- **Exercise brief**
Within the entries below, please return exactly the lines from the one with "Output the Python" through the one with "plt.rcParams['font.family'] = ['Liberation", leaving out any pictures.

[START OF Extracted information]

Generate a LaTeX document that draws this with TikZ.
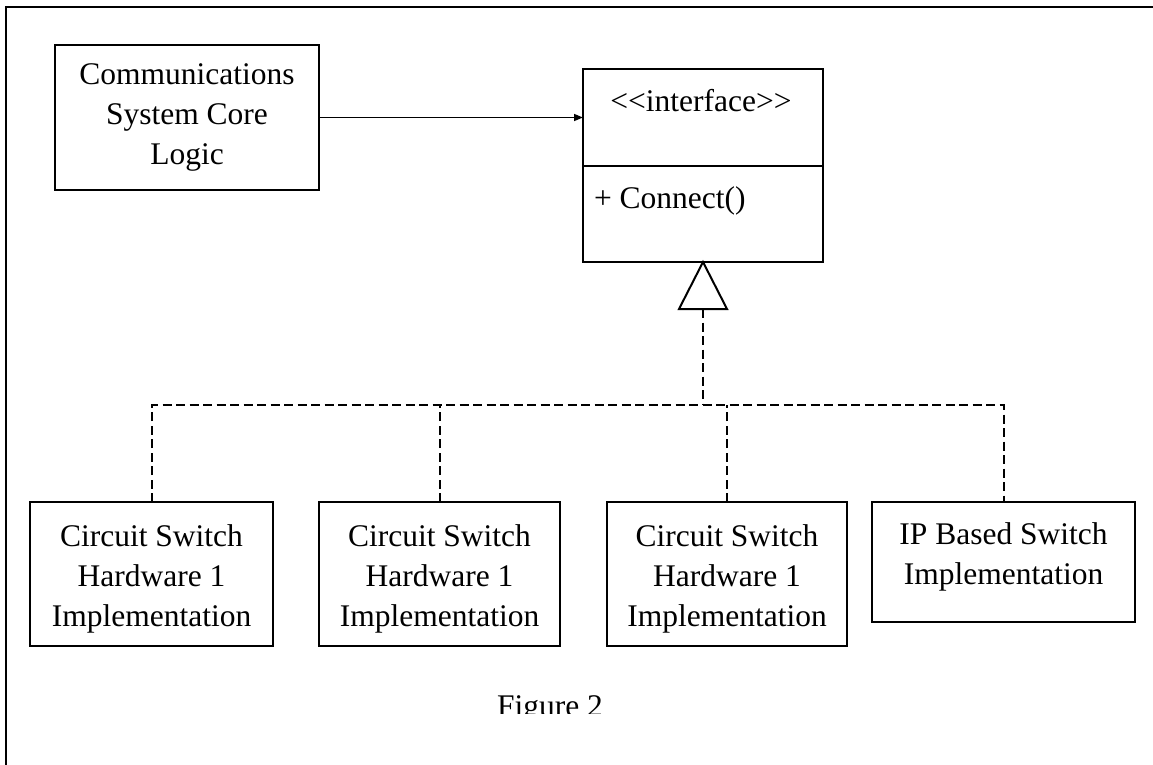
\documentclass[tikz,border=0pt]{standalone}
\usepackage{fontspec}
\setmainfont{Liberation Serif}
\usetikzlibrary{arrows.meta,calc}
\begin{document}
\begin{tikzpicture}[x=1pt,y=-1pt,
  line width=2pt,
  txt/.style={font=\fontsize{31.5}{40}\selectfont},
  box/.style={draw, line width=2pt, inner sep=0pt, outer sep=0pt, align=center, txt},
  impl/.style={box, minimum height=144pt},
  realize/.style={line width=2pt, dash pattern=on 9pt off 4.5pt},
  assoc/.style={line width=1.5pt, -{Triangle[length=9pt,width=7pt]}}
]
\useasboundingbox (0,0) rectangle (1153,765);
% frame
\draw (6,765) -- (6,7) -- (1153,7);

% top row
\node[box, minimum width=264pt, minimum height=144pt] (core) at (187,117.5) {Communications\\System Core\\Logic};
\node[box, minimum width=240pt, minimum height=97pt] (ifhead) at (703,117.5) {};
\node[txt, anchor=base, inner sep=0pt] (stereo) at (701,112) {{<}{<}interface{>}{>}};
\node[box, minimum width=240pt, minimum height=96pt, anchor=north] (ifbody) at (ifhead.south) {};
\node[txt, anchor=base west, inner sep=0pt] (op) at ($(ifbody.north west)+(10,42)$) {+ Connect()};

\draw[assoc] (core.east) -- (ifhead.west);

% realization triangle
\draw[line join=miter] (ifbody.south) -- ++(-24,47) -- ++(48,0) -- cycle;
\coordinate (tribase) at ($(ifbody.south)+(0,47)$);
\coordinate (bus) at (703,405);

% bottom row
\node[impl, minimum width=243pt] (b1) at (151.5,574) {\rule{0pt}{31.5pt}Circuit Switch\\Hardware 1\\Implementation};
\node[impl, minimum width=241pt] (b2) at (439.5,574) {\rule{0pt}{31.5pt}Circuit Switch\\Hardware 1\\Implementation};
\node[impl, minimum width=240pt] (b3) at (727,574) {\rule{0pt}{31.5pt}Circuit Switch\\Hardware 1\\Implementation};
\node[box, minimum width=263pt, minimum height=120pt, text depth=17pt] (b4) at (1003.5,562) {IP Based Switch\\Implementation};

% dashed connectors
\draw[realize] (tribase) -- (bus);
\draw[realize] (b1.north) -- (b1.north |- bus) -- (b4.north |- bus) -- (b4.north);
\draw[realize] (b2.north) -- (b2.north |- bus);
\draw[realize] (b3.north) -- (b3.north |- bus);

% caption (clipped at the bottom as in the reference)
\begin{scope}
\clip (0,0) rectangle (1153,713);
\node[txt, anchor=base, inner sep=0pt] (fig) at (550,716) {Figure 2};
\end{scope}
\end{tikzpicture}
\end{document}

[END OF Extracted information]
[START OF Extracted information]

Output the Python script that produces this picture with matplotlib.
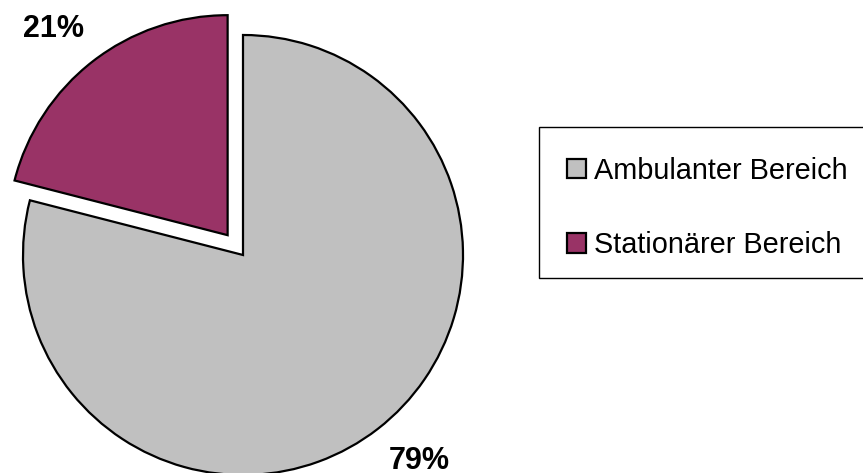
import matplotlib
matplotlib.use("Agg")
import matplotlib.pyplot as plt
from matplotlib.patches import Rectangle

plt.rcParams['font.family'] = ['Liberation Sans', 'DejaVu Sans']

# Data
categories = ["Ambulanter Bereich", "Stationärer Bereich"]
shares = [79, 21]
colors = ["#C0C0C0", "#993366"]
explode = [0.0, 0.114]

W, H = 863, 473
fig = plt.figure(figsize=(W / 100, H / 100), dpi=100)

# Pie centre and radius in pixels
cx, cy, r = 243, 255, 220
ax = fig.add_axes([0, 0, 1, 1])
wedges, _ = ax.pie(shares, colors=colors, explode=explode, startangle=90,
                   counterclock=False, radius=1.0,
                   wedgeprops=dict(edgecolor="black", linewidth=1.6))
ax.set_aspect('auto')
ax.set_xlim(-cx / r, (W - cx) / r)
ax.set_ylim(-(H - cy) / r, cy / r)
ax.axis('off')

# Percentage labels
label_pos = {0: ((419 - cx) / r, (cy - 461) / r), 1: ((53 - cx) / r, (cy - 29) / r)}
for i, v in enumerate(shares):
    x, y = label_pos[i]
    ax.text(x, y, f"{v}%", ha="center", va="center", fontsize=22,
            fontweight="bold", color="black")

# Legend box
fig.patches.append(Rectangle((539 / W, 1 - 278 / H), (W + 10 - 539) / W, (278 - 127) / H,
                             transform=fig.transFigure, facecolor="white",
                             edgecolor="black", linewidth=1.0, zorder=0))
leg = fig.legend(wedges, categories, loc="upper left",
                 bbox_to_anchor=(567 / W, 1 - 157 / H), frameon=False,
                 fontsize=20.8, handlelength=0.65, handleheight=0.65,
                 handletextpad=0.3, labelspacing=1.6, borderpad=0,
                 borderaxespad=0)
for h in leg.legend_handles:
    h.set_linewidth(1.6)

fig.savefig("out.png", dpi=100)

[END OF Extracted information]

- **Exercise answer**
Output the Python script that produces this picture with matplotlib.
import matplotlib
matplotlib.use("Agg")
import matplotlib.pyplot as plt
from matplotlib.patches import Rectangle

plt.rcParams['font.family'] = ['Liberation Sans', 'DejaVu Sans']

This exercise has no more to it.